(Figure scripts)
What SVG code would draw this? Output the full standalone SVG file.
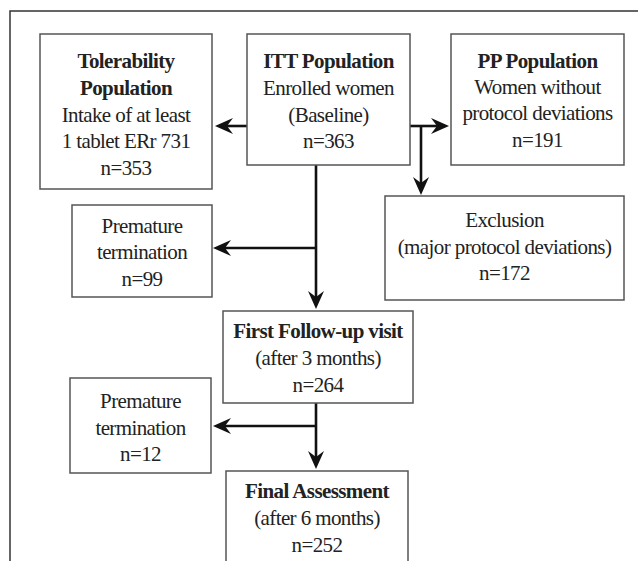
<svg xmlns="http://www.w3.org/2000/svg" width="638" height="561" viewBox="0 0 638 561">
<style>
.box{fill:#fff;stroke:#555;stroke-width:1.5}
.t{font-family:"Liberation Serif","Times New Roman",serif;font-size:21px;letter-spacing:-0.6px;fill:#222;text-anchor:middle}
.b{font-weight:bold}
.c{fill:none;stroke:#111;stroke-width:2.6}
</style>
<defs>
<marker id="ah" viewBox="0 0 18 16" refX="11" refY="8" markerWidth="18" markerHeight="16" markerUnits="userSpaceOnUse" orient="auto">
<path d="M0,0 L18,8 L0,16 L6,8 Z" fill="#111"/>
</marker>
</defs>
<rect width="638" height="561" fill="#fff"/>
<path d="M10,561 L10,11 L638,11" fill="none" stroke="#333" stroke-width="1.5"/>
<g id="connectors">
<path class="c" d="M247,126 L222,126" marker-end="url(#ah)"/>
<path class="c" d="M410,126 L442,126" marker-end="url(#ah)"/>
<path class="c" d="M421,126 L421,188" marker-end="url(#ah)"/>
<path class="c" d="M316,165 L316,302" marker-end="url(#ah)"/>
<path class="c" d="M316,248 L220,248" marker-end="url(#ah)"/>
<path class="c" d="M316,403 L316,462" marker-end="url(#ah)"/>
<path class="c" d="M316,426 L220,426" marker-end="url(#ah)"/>
</g>
<g id="tolerability">
<rect class="box" x="40" y="34" width="172" height="155"/>
<text class="t b" x="126" y="68">Tolerability</text>
<text class="t b" x="126" y="95">Population</text>
<text class="t" x="126" y="122">Intake of at least</text>
<text class="t" x="126" y="148">1 tablet ERr 731</text>
<text class="t" x="126" y="175">n=353</text>
</g>
<g id="itt">
<rect class="box" x="247" y="34" width="163" height="131"/>
<text class="t b" x="328.5" y="68">ITT Population</text>
<text class="t" x="328.5" y="95">Enrolled women</text>
<text class="t" x="328.5" y="122">(Baseline)</text>
<text class="t" x="328.5" y="148">n=363</text>
</g>
<g id="pp">
<rect class="box" x="451" y="34" width="173" height="131"/>
<text class="t b" x="537.5" y="68">PP Population</text>
<text class="t" x="537.5" y="94">Women without</text>
<text class="t" x="537.5" y="120">protocol deviations</text>
<text class="t" x="537.5" y="147">n=191</text>
</g>
<g id="exclusion">
<rect class="box" x="385" y="196" width="239" height="104"/>
<text class="t" x="504.5" y="227">Exclusion</text>
<text class="t" x="504.5" y="254">(major protocol deviations)</text>
<text class="t" x="504.5" y="280">n=172</text>
</g>
<g id="premature1">
<rect class="box" x="72" y="205" width="140" height="92"/>
<text class="t" x="142" y="233">Premature</text>
<text class="t" x="142" y="259">termination</text>
<text class="t" x="142" y="286">n=99</text>
</g>
<g id="followup">
<rect class="box" x="223" y="311" width="190" height="92"/>
<text class="t b" x="318" y="338">First Follow-up visit</text>
<text class="t" x="318" y="365">(after 3 months)</text>
<text class="t" x="318" y="392">n=264</text>
</g>
<g id="premature2">
<rect class="box" x="70" y="378" width="141" height="95"/>
<text class="t" x="140.5" y="408">Premature</text>
<text class="t" x="140.5" y="435">termination</text>
<text class="t" x="140.5" y="461">n=12</text>
</g>
<g id="final">
<rect class="box" x="226" y="471" width="182" height="110"/>
<text class="t b" x="317" y="498">Final Assessment</text>
<text class="t" x="317" y="525">(after 6 months)</text>
<text class="t" x="317" y="552">n=252</text>
</g>
</svg>
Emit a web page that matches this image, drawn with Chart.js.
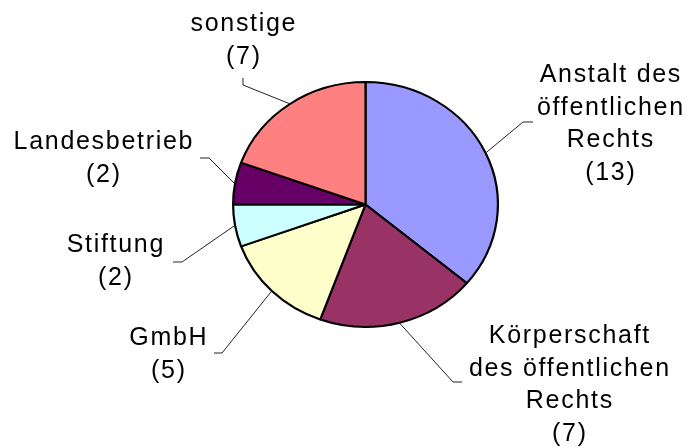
<!DOCTYPE html>
<html>
<head>
<meta charset="utf-8">
<script src="https://cdn.jsdelivr.net/npm/chart.js@4"></script>
<style>
  html, body { margin: 0; background: #fff; }
</style>
</head>
<body>
<canvas id="chart" width="687" height="448"></canvas>
<script>
const categories = [
  ["Anstalt des", "öffentlichen", "Rechts"],
  ["Körperschaft", "des öffentlichen", "Rechts"],
  ["GmbH"],
  ["Stiftung"],
  ["Landesbetrieb"],
  ["sonstige"],
];
const counts = [13, 7, 5, 2, 2, 7];
const sliceColors = ["#9999FF", "#993366", "#FFFFCC", "#CCFFFF", "#660066", "#FF8080"];

// where each label sits: text centre x, first baseline y, leader elbow and end
const labelLayout = [
  { x: 610, y: 82, elbow: [523, 122], end: [533, 122] },
  { x: 569, y: 343, elbow: [453, 382], end: [462, 382] },
  { x: 168, y: 345, elbow: [222, 353], end: [214, 353] },
  { x: 115, y: 252, elbow: [182, 262], end: [173, 262] },
  { x: 103, y: 149, elbow: [209, 158], end: [200, 158] },
  { x: 243, y: 31, elbow: [243, 85], end: [243, 78] },
];

const squash = 0.9245; // the original pie is a bit flatter than a circle
const lineHeight = 32.5;

const squashPlugin = {
  id: "squash",
  beforeDatasetsDraw(chart) {
    const arc = chart.getDatasetMeta(0).data[0];
    const ctx = chart.ctx;
    ctx.save();
    ctx.translate(arc.x, arc.y);
    ctx.scale(1, squash);
    ctx.translate(-arc.x, -arc.y);
  },
  afterDatasetsDraw(chart) {
    chart.ctx.restore();
  },
};

const labelPlugin = {
  id: "labels",
  afterDraw(chart) {
    const ctx = chart.ctx;
    const arcs = chart.getDatasetMeta(0).data;
    ctx.save();
    arcs.forEach((arc, i) => {
      const layout = labelLayout[i];
      const mid = (arc.startAngle + arc.endAngle) / 2;
      const r = arc.outerRadius + 1;
      const px = arc.x + Math.cos(mid) * r;
      const py = arc.y + Math.sin(mid) * r * squash;

      ctx.strokeStyle = "#222";
      ctx.lineWidth = 1;
      ctx.beginPath();
      ctx.moveTo(px, py);
      ctx.lineTo(layout.elbow[0], layout.elbow[1]);
      ctx.lineTo(layout.end[0], layout.end[1]);
      ctx.stroke();

      const lines = [...categories[i], "(" + counts[i] + ")"];
      ctx.fillStyle = "#000";
      ctx.font = '25px "Liberation Sans", Arial, sans-serif';
      ctx.letterSpacing = "1.7px";
      ctx.textAlign = "center";
      ctx.textBaseline = "alphabetic";
      lines.forEach((line, j) => {
        ctx.fillText(line, layout.x + 0.85, layout.y + j * lineHeight);
      });
    });
    ctx.restore();
  },
};

new Chart(document.getElementById("chart"), {
  type: "pie",
  data: {
    labels: categories.map((c) => c.join(" ")),
    datasets: [
      {
        data: counts,
        backgroundColor: sliceColors,
        borderColor: "#000",
        borderWidth: 2.2,
        hoverBorderWidth: 2.2,
      },
    ],
  },
  options: {
    responsive: false,
    animation: false,
    events: [],
    layout: {
      padding: { left: 232, right: 188, top: 71, bottom: 110 },
    },
    plugins: {
      legend: { display: false },
      tooltip: { enabled: false },
    },
  },
  plugins: [squashPlugin, labelPlugin],
});
</script>
</body>
</html>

* _WORK REQUIRED_
Transcribe each line above verbatim, with the pictures left out.

* _RESULT_
What SVG code would draw this? Output the full standalone SVG file.
<svg xmlns="http://www.w3.org/2000/svg" width="638" height="561" viewBox="0 0 638 561">
<style>
.box{fill:#fff;stroke:#555;stroke-width:1.5}
.t{font-family:"Liberation Serif","Times New Roman",serif;font-size:21px;letter-spacing:-0.6px;fill:#222;text-anchor:middle}
.b{font-weight:bold}
.c{fill:none;stroke:#111;stroke-width:2.6}
</style>
<defs>
<marker id="ah" viewBox="0 0 18 16" refX="11" refY="8" markerWidth="18" markerHeight="16" markerUnits="userSpaceOnUse" orient="auto">
<path d="M0,0 L18,8 L0,16 L6,8 Z" fill="#111"/>
</marker>
</defs>
<rect width="638" height="561" fill="#fff"/>
<path d="M10,561 L10,11 L638,11" fill="none" stroke="#333" stroke-width="1.5"/>
<g id="connectors">
<path class="c" d="M247,126 L222,126" marker-end="url(#ah)"/>
<path class="c" d="M410,126 L442,126" marker-end="url(#ah)"/>
<path class="c" d="M421,126 L421,188" marker-end="url(#ah)"/>
<path class="c" d="M316,165 L316,302" marker-end="url(#ah)"/>
<path class="c" d="M316,248 L220,248" marker-end="url(#ah)"/>
<path class="c" d="M316,403 L316,462" marker-end="url(#ah)"/>
<path class="c" d="M316,426 L220,426" marker-end="url(#ah)"/>
</g>
<g id="tolerability">
<rect class="box" x="40" y="34" width="172" height="155"/>
<text class="t b" x="126" y="68">Tolerability</text>
<text class="t b" x="126" y="95">Population</text>
<text class="t" x="126" y="122">Intake of at least</text>
<text class="t" x="126" y="148">1 tablet ERr 731</text>
<text class="t" x="126" y="175">n=353</text>
</g>
<g id="itt">
<rect class="box" x="247" y="34" width="163" height="131"/>
<text class="t b" x="328.5" y="68">ITT Population</text>
<text class="t" x="328.5" y="95">Enrolled women</text>
<text class="t" x="328.5" y="122">(Baseline)</text>
<text class="t" x="328.5" y="148">n=363</text>
</g>
<g id="pp">
<rect class="box" x="451" y="34" width="173" height="131"/>
<text class="t b" x="537.5" y="68">PP Population</text>
<text class="t" x="537.5" y="94">Women without</text>
<text class="t" x="537.5" y="120">protocol deviations</text>
<text class="t" x="537.5" y="147">n=191</text>
</g>
<g id="exclusion">
<rect class="box" x="385" y="196" width="239" height="104"/>
<text class="t" x="504.5" y="227">Exclusion</text>
<text class="t" x="504.5" y="254">(major protocol deviations)</text>
<text class="t" x="504.5" y="280">n=172</text>
</g>
<g id="premature1">
<rect class="box" x="72" y="205" width="140" height="92"/>
<text class="t" x="142" y="233">Premature</text>
<text class="t" x="142" y="259">termination</text>
<text class="t" x="142" y="286">n=99</text>
</g>
<g id="followup">
<rect class="box" x="223" y="311" width="190" height="92"/>
<text class="t b" x="318" y="338">First Follow-up visit</text>
<text class="t" x="318" y="365">(after 3 months)</text>
<text class="t" x="318" y="392">n=264</text>
</g>
<g id="premature2">
<rect class="box" x="70" y="378" width="141" height="95"/>
<text class="t" x="140.5" y="408">Premature</text>
<text class="t" x="140.5" y="435">termination</text>
<text class="t" x="140.5" y="461">n=12</text>
</g>
<g id="final">
<rect class="box" x="226" y="471" width="182" height="110"/>
<text class="t b" x="317" y="498">Final Assessment</text>
<text class="t" x="317" y="525">(after 6 months)</text>
<text class="t" x="317" y="552">n=252</text>
</g>
</svg>
Emit a web page that matches this image, drawn with Chart.js.
<!DOCTYPE html>
<html>
<head>
<meta charset="utf-8">
<script src="https://cdn.jsdelivr.net/npm/chart.js@4"></script>
<style>
  html, body { margin: 0; background: #fff; }
</style>
</head>
<body>
<canvas id="chart" width="687" height="448"></canvas>
<script>
const categories = [
  ["Anstalt des", "öffentlichen", "Rechts"],
  ["Körperschaft", "des öffentlichen", "Rechts"],
  ["GmbH"],
  ["Stiftung"],
  ["Landesbetrieb"],
  ["sonstige"],
];
const counts = [13, 7, 5, 2, 2, 7];
const sliceColors = ["#9999FF", "#993366", "#FFFFCC", "#CCFFFF", "#660066", "#FF8080"];

// where each label sits: text centre x, first baseline y, leader elbow and end
const labelLayout = [
  { x: 610, y: 82, elbow: [523, 122], end: [533, 122] },
  { x: 569, y: 343, elbow: [453, 382], end: [462, 382] },
  { x: 168, y: 345, elbow: [222, 353], end: [214, 353] },
  { x: 115, y: 252, elbow: [182, 262], end: [173, 262] },
  { x: 103, y: 149, elbow: [209, 158], end: [200, 158] },
  { x: 243, y: 31, elbow: [243, 85], end: [243, 78] },
];

const squash = 0.9245; // the original pie is a bit flatter than a circle
const lineHeight = 32.5;

const squashPlugin = {
  id: "squash",
  beforeDatasetsDraw(chart) {
    const arc = chart.getDatasetMeta(0).data[0];
    const ctx = chart.ctx;
    ctx.save();
    ctx.translate(arc.x, arc.y);
    ctx.scale(1, squash);
    ctx.translate(-arc.x, -arc.y);
  },
  afterDatasetsDraw(chart) {
    chart.ctx.restore();
  },
};

const labelPlugin = {
  id: "labels",
  afterDraw(chart) {
    const ctx = chart.ctx;
    const arcs = chart.getDatasetMeta(0).data;
    ctx.save();
    arcs.forEach((arc, i) => {
      const layout = labelLayout[i];
      const mid = (arc.startAngle + arc.endAngle) / 2;
      const r = arc.outerRadius + 1;
      const px = arc.x + Math.cos(mid) * r;
      const py = arc.y + Math.sin(mid) * r * squash;

      ctx.strokeStyle = "#222";
      ctx.lineWidth = 1;
      ctx.beginPath();
      ctx.moveTo(px, py);
      ctx.lineTo(layout.elbow[0], layout.elbow[1]);
      ctx.lineTo(layout.end[0], layout.end[1]);
      ctx.stroke();

      const lines = [...categories[i], "(" + counts[i] + ")"];
      ctx.fillStyle = "#000";
      ctx.font = '25px "Liberation Sans", Arial, sans-serif';
      ctx.letterSpacing = "1.7px";
      ctx.textAlign = "center";
      ctx.textBaseline = "alphabetic";
      lines.forEach((line, j) => {
        ctx.fillText(line, layout.x + 0.85, layout.y + j * lineHeight);
      });
    });
    ctx.restore();
  },
};

new Chart(document.getElementById("chart"), {
  type: "pie",
  data: {
    labels: categories.map((c) => c.join(" ")),
    datasets: [
      {
        data: counts,
        backgroundColor: sliceColors,
        borderColor: "#000",
        borderWidth: 2.2,
        hoverBorderWidth: 2.2,
      },
    ],
  },
  options: {
    responsive: false,
    animation: false,
    events: [],
    layout: {
      padding: { left: 232, right: 188, top: 71, bottom: 110 },
    },
    plugins: {
      legend: { display: false },
      tooltip: { enabled: false },
    },
  },
  plugins: [squashPlugin, labelPlugin],
});
</script>
</body>
</html>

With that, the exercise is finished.